Cuba présente par ailleurs un double intérêt pour la France. L’un est économique, l’autre est d’influence. Nul doute que ces deux considérations sont entrées dans le scénario ayant justifié cette visite.
L’intérêt économique va bien au-delà du modeste marché cubain, qui représente à peine onze millions de consommateurs. L’intérêt économique de Cuba vient de sa situation géographique. L’’île, est une sorte de « porte-avions » entre l’Amérique du Nord, les Amériques du Sud et Centrale, face au Canal de Panama, en phase d’élargissement. Cette position stratégique en fait un lieu privilégié pour développer le commerce maritime et des plateformes d’échanges en matière aérienne pour le tourisme. Un grand port de redistribution de conteneurs est actuellement en construction à Mariel près de La Havane, avec le soutien du Brésil. D’un point de vue économique, c’est dans ces domaines que la France entend se placer sans pour autant négliger quelques grands contrats potentiels.
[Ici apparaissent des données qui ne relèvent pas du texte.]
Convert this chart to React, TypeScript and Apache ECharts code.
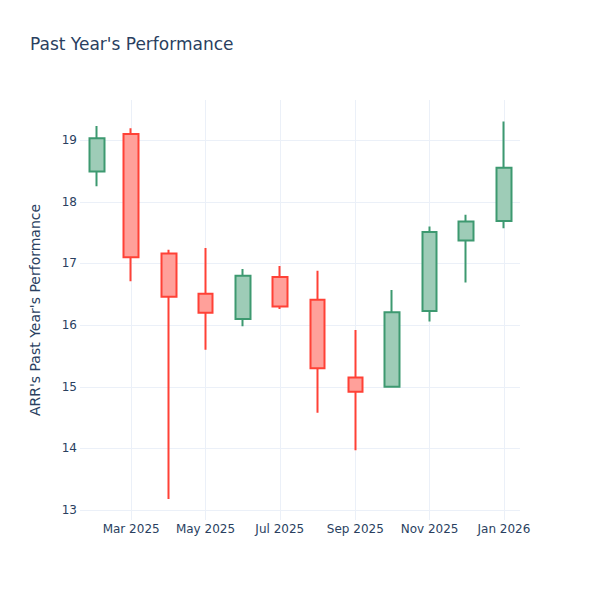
import React, { useEffect, useRef } from "react";
import * as echarts from "echarts";

const months = [
  "2025-02-01", "2025-03-01", "2025-04-01", "2025-05-01", "2025-06-01", "2025-07-01",
  "2025-08-01", "2025-09-01", "2025-10-01", "2025-11-01", "2025-12-01", "2026-01-01",
];
const openVals = [18.49, 19.10, 17.16, 16.51, 16.10, 16.78, 16.41, 15.15, 15.00, 16.23, 17.37, 17.69];
const closeVals = [19.03, 17.10, 16.46, 16.20, 16.80, 16.30, 15.30, 14.92, 16.21, 17.51, 17.68, 18.55];
const lowVals = [18.25, 16.71, 13.18, 15.60, 15.98, 16.26, 14.58, 13.97, 15.00, 16.06, 16.69, 17.57];
const highVals = [19.23, 19.19, 17.22, 17.25, 16.91, 16.96, 16.88, 15.92, 16.57, 17.60, 17.79, 19.30];
const monthNames = ["Jan", "Feb", "Mar", "Apr", "May", "Jun", "Jul", "Aug", "Sep", "Oct", "Nov", "Dec"];

const TEXT = "#2a3f5f";
const GRID = "#EBF0F8";
const FONT = "DejaVu Sans";

export default function App() {
  const ref = useRef<HTMLDivElement>(null);
  useEffect(() => {
    const chart = echarts.init(ref.current!, null, { renderer: "svg" });
    const data = months.map((m, i) => [
      Date.parse(m + "T00:00:00Z"),
      openVals[i],
      closeVals[i],
      lowVals[i],
      highVals[i],
    ]);
    chart.setOption({
      animation: false,
      useUTC: true,
      textStyle: { fontFamily: FONT },
      title: {
        text: "Past Year's Performance",
        left: 25,
        top: 30,
        textStyle: { fontFamily: FONT, fontSize: 17, fontWeight: "normal", color: TEXT },
      },
      grid: { left: 80, right: 80, top: 100, bottom: 80 },
      xAxis: {
        type: "time",
        min: Date.UTC(2025, 0, 18),
        max: Date.UTC(2026, 0, 14, 5),
        axisLine: { show: false },
        axisTick: { show: false },
        splitLine: { show: true, showMinLine: false, showMaxLine: false, lineStyle: { color: GRID, width: 1 } },
        axisLabel: {
          color: TEXT,
          fontFamily: FONT,
          fontSize: 12,
          margin: 3,
          showMinLabel: false,
          showMaxLabel: false,
          hideOverlap: false,
          formatter: (v: number) => {
            const d = new Date(v);
            return monthNames[d.getUTCMonth()] + " " + d.getUTCFullYear();
          },
        },
      },
      yAxis: {
        type: "value",
        min: 12.84,
        max: 19.65,
        name: "ARR's Past Year's Performance",
        nameLocation: "middle",
        nameGap: 38,
        nameTextStyle: { color: TEXT, fontFamily: FONT, fontSize: 14 },
        axisLine: { show: false },
        axisTick: { show: false },
        splitLine: { show: true, showMinLine: false, showMaxLine: false, lineStyle: { color: GRID, width: 1 } },
        axisLabel: {
          color: TEXT,
          fontFamily: FONT,
          fontSize: 12,
          margin: 3,
          showMinLabel: false,
          showMaxLabel: false,
        },
      },
      series: [
        {
          type: "candlestick",
          data,
          encode: { x: 0, y: [1, 2, 3, 4] },
          barWidth: 15,
          itemStyle: {
            color: "#9ECCB7",
            color0: "#FFA09A",
            borderColor: "#3D9970",
            borderColor0: "#FF4136",
            borderWidth: 2,
          },
        },
      ],
    });
    return () => chart.dispose();
  }, []);
  return (
    <div
      ref={ref}
      style={{ position: "absolute", left: 0, top: 0, width: 600, height: 600 }}
    />
  );
}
Concernant l’influence, Cuba symbolise la résistance d’un petit pays face à un géant, les États-Unis. Les frères Castro ont une image positive auprès de leurs homologues latino-américains et caribéens. Il y a quelques mois, Cuba, du fait de cette image a pu présider la Communauté des États d’Amérique latine et de la Caraïbes (Celac). Cuba par ailleurs joue actuellement un rôle dans la recherche de la paix en Colombie. Rendre visite au chef d’État cubain, c’est prendre en compte aussi cette réalité et ce rayonnement.